— DIRECTIONS —
Give back only the lines in the records below from the one with "Rebuild this chart" to the one with "yscale = alt.Scale(domain=Y_DOMAIN, nice=False)", both inclusive, word for word.

— INPUT MATERIAL —
***
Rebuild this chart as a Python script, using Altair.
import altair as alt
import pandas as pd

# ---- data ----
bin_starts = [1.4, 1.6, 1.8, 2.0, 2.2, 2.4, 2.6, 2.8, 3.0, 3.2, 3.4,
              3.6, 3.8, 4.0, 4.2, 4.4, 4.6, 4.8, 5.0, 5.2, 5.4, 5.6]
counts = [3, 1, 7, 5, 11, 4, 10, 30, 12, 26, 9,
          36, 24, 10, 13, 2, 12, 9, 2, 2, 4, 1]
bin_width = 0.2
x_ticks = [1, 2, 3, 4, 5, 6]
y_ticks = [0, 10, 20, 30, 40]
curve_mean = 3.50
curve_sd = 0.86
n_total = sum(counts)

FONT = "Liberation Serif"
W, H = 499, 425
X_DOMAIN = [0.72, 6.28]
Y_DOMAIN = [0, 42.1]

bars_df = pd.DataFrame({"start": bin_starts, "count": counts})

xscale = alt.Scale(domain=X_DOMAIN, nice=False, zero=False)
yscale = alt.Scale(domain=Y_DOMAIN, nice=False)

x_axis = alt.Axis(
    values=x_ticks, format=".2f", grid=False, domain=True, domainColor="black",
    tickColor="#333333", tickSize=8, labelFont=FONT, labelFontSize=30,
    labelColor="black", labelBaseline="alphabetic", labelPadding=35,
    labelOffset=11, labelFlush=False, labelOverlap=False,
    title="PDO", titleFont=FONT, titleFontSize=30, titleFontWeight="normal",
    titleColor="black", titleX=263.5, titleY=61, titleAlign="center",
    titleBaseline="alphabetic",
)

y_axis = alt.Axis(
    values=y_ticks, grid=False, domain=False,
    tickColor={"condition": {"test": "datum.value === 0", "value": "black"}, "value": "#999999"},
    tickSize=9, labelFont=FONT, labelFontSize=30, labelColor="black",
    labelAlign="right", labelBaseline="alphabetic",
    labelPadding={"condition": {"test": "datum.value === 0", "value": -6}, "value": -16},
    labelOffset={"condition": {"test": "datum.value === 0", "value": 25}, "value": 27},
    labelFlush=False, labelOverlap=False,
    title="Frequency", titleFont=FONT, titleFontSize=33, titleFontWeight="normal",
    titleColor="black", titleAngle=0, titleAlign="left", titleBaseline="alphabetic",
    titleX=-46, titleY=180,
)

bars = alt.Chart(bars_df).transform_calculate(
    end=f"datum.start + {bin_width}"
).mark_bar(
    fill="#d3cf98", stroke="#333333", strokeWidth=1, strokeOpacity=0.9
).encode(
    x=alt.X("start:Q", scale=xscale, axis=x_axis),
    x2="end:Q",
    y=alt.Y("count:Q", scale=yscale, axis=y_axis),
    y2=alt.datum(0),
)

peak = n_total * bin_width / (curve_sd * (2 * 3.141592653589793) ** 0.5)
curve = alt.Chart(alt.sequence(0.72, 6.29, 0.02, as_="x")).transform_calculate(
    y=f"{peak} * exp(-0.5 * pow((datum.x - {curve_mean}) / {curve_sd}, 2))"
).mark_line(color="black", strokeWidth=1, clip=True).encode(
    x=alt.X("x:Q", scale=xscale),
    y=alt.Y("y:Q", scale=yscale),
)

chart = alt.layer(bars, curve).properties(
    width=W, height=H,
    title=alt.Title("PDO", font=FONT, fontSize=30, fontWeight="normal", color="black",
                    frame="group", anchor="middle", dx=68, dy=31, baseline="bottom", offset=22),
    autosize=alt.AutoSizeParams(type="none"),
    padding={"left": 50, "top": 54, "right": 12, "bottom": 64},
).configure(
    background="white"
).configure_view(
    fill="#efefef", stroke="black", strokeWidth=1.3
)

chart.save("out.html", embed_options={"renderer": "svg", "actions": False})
***
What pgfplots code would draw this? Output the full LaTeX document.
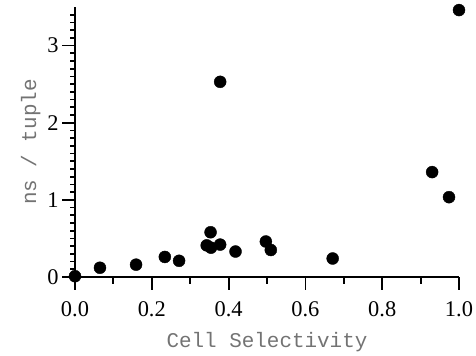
***
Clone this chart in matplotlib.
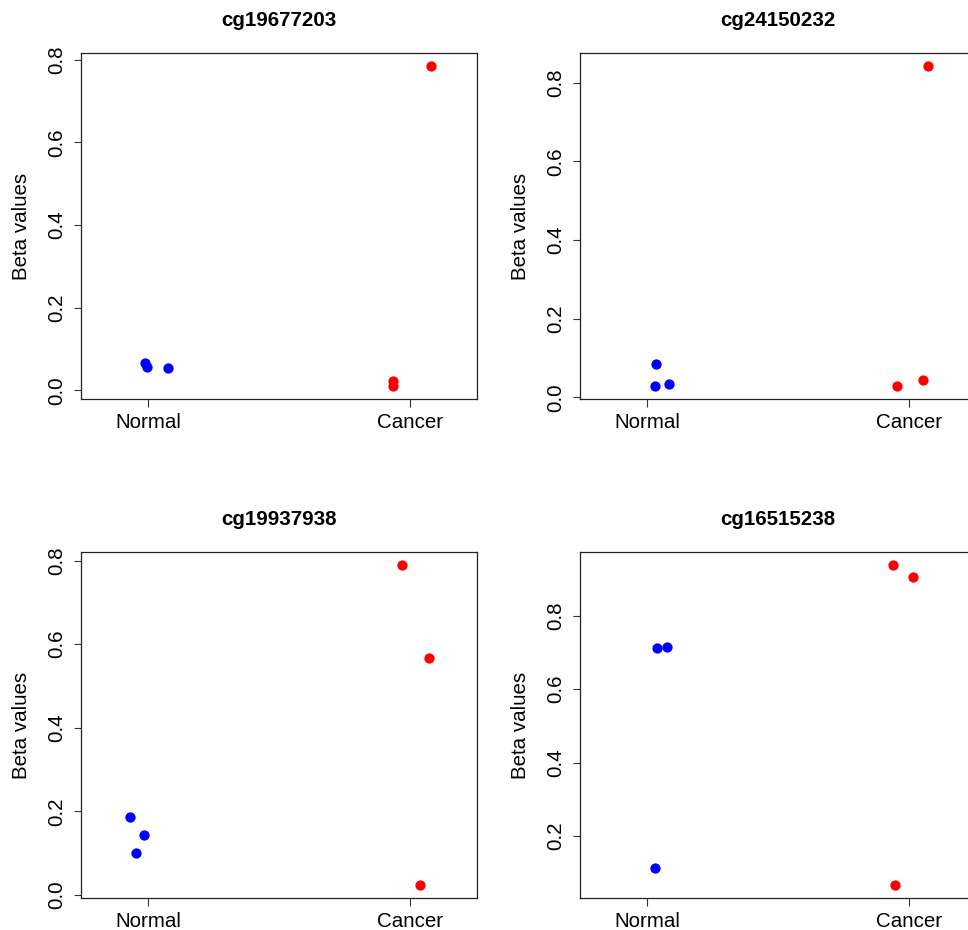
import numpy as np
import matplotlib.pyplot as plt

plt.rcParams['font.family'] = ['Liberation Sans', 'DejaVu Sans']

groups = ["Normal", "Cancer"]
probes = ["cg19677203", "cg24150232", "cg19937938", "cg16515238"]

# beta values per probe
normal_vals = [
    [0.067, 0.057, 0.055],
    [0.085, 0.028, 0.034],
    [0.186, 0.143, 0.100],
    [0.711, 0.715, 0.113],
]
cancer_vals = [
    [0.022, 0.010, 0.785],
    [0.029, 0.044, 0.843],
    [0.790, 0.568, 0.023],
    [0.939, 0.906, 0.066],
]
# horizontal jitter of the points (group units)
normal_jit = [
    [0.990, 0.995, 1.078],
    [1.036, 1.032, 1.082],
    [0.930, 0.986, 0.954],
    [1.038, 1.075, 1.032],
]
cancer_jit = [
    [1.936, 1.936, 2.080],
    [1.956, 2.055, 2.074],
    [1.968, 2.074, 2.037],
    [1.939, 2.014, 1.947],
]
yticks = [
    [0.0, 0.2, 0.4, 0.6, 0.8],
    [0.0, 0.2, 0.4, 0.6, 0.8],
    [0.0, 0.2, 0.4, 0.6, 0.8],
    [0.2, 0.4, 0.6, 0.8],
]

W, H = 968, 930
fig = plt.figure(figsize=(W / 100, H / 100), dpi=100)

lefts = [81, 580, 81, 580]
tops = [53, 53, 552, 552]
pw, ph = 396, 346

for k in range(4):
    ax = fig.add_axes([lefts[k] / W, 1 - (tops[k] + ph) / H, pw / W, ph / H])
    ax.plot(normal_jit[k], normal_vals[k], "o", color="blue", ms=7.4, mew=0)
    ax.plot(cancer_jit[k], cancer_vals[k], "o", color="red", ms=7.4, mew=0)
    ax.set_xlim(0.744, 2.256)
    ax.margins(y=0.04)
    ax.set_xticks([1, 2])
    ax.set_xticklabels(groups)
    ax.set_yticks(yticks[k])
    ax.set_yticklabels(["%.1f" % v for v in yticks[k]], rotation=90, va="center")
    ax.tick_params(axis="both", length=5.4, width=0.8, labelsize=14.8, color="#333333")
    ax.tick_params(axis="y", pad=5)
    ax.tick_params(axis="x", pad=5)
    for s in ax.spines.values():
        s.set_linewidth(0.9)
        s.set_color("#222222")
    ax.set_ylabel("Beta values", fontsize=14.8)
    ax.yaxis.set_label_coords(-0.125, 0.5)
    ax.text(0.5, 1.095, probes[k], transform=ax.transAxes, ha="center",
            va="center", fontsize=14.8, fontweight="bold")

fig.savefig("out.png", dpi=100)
***
— COMPLETE RESPONSE —
Rebuild this chart as a Python script, using Altair.
import altair as alt
import pandas as pd

# ---- data ----
bin_starts = [1.4, 1.6, 1.8, 2.0, 2.2, 2.4, 2.6, 2.8, 3.0, 3.2, 3.4,
              3.6, 3.8, 4.0, 4.2, 4.4, 4.6, 4.8, 5.0, 5.2, 5.4, 5.6]
counts = [3, 1, 7, 5, 11, 4, 10, 30, 12, 26, 9,
          36, 24, 10, 13, 2, 12, 9, 2, 2, 4, 1]
bin_width = 0.2
x_ticks = [1, 2, 3, 4, 5, 6]
y_ticks = [0, 10, 20, 30, 40]
curve_mean = 3.50
curve_sd = 0.86
n_total = sum(counts)

FONT = "Liberation Serif"
W, H = 499, 425
X_DOMAIN = [0.72, 6.28]
Y_DOMAIN = [0, 42.1]

bars_df = pd.DataFrame({"start": bin_starts, "count": counts})

xscale = alt.Scale(domain=X_DOMAIN, nice=False, zero=False)
yscale = alt.Scale(domain=Y_DOMAIN, nice=False)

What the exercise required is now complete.